Comment Paul Fabra critique Marx - Pierre Rimbert

Pierre Rimbert Paul Fabra David Ricardo Pierro Sraffa
Subtitle of the English translation of Paul Fabra's book.

A detailed and levelheaded rebuttal to Paul Fabra's 'Capitalism versus anti-capitalism: the triumph of Ricardian over Marxist political economy' (1993, p. 345).

Submitted by Noa Rodman on May 27, 2016

'Covering every major theme of modern economics: from the "labor market" to the "gold standard," Fabra aims to show that the classical theories of Ricardo prevail over the more recent doctrines of both Marx and Keynes.'

The later French prime minister Raymond Barre gave a positive review of Fabra's book. Paul Fabra was a leading journalist on international monetary and economic questions at the time.
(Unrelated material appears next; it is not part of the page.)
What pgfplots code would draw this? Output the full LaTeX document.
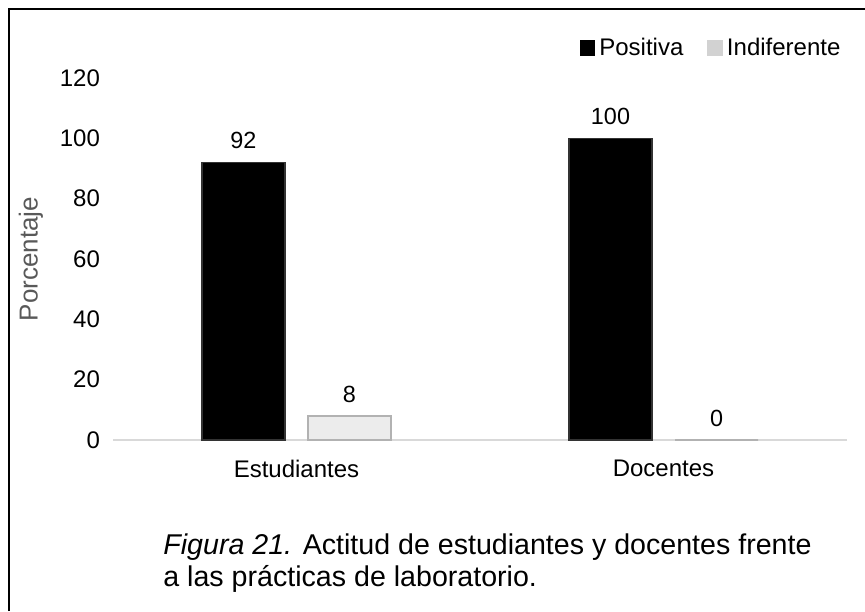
\documentclass[border=0pt]{standalone}
\usepackage{fontspec}
\setmainfont{Liberation Sans}
\usepackage{pgfplots}
\pgfplotsset{compat=1.18}
\definecolor{labgray}{RGB}{89,89,89}
\definecolor{axgray}{RGB}{217,217,217}
\begin{document}
\begin{tikzpicture}
\useasboundingbox (0,0) rectangle (432.5pt,-305.5pt);
\draw[line width=1pt] (4.5pt,-305.5pt) -- (4.5pt,-4.5pt) -- (432.5pt,-4.5pt);
\begin{axis}[
  at={(56.5pt,-220pt)}, anchor=south west,
  width=367pt, height=181pt, scale only axis,
  ybar=11.5pt, bar width=41.5pt,
  xmin=-0.5, xmax=1.5, ymin=0, ymax=120,
  xtick={0,1}, xticklabels={Estudiantes, Docentes},
  ytick={0,20,...,120},
  axis x line*=bottom, axis y line*=left,
  y axis line style={draw=none},
  x axis line style={axgray, line width=0.9pt},
  major tick length=0pt,
  /pgf/number format/assume math mode=true,
  tick label style={font=\fontsize{12}{14}\selectfont},
  yticklabel style={xshift=-3pt},
  xticklabel style={yshift=-6.5pt},
  ylabel={Porcentaje},
  ylabel style={at={(axis description cs:-0.112,0.5)}, anchor=center, color=labgray, font=\fontsize{13}{15}\selectfont},
  nodes near coords,
  every node near coord/.append style={font=\fontsize{11.7}{14}\selectfont, yshift=3pt, color=black},
  legend columns=2,
  legend style={at={(0.997,1.083)}, anchor=east, draw=none, fill=none, inner sep=0pt,
    font=\fontsize{12}{14}\selectfont,
    /tikz/every even column/.append style={column sep=10pt}},
]
\addplot[fill=black, draw=black!80, line width=0.8pt, legend image code/.code={\fill[black] (0pt,-3.5pt) rectangle (7pt,3.5pt);}] coordinates {(0,92) (1,100)};
\addplot[fill=gray!15, draw=gray!60, line width=0.8pt, legend image code/.code={\fill[gray!35] (0pt,-3.5pt) rectangle (7pt,3.5pt);}] coordinates {(0,8) (1,0)};
\legend{Positiva, Indiferente}
\end{axis}
\node[anchor=base west, inner sep=0pt, font=\fontsize{14.3}{16}\selectfont] at (81.5pt,-277pt) {\textit{Figura 21.} Actitud de estudiantes y docentes frente};
\node[anchor=base west, inner sep=0pt, font=\fontsize{14.3}{16}\selectfont] at (81.5pt,-293pt) {a las prácticas de laboratorio.};
\end{tikzpicture}
\end{document}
Fabra's book appeared originally in French as L'Anticapitalisme: Essai de réhabilitation de l'économie politique (1974, first ed.). The English translation is partly accessible online via Google Books.

My purpose is simply to show that there is no logical reason why the labor theory of value should not be adopted.

Sraffa, despite being the leading authority on Ricardo, seems to have been unable to formulate clearly the exchange mechanism and the meaning of the labor theory of value as understood by Ricardo. Even so, the intuition that "labor" as such does not enter into the exchange circuit is implicit in the title. .... Despite his immense merit, Sraffa has indeed come no further than a "prelude" to the "critique of political economy," since he too continues to regard the quantity of labor as a commodity.

It is a very confused book.

The response from the Marxist side came from one of the, no doubt rare, Marxist theoreticians still within the French socialist party:

Comment M. Paul Fabra critique Marx, (with a preface by former Socialist prime minister Guy Mollet), Paris, p. 103. Supplément à l'Ours n° 62 (Cahier & Revue de l'Ours), août-septembre 1975. See attached file.

Pierre Rimbert (born Carlo Torielli), 1909–91, expelled from the French communist party in 1932, joined the SFIO in 1934, where he was on the left-wing. He wrote several introductions to Marx's Capital: Pour bien comprendre le Capital de Marx, 1981 and Du Capital de Marx au socialisme, 1988.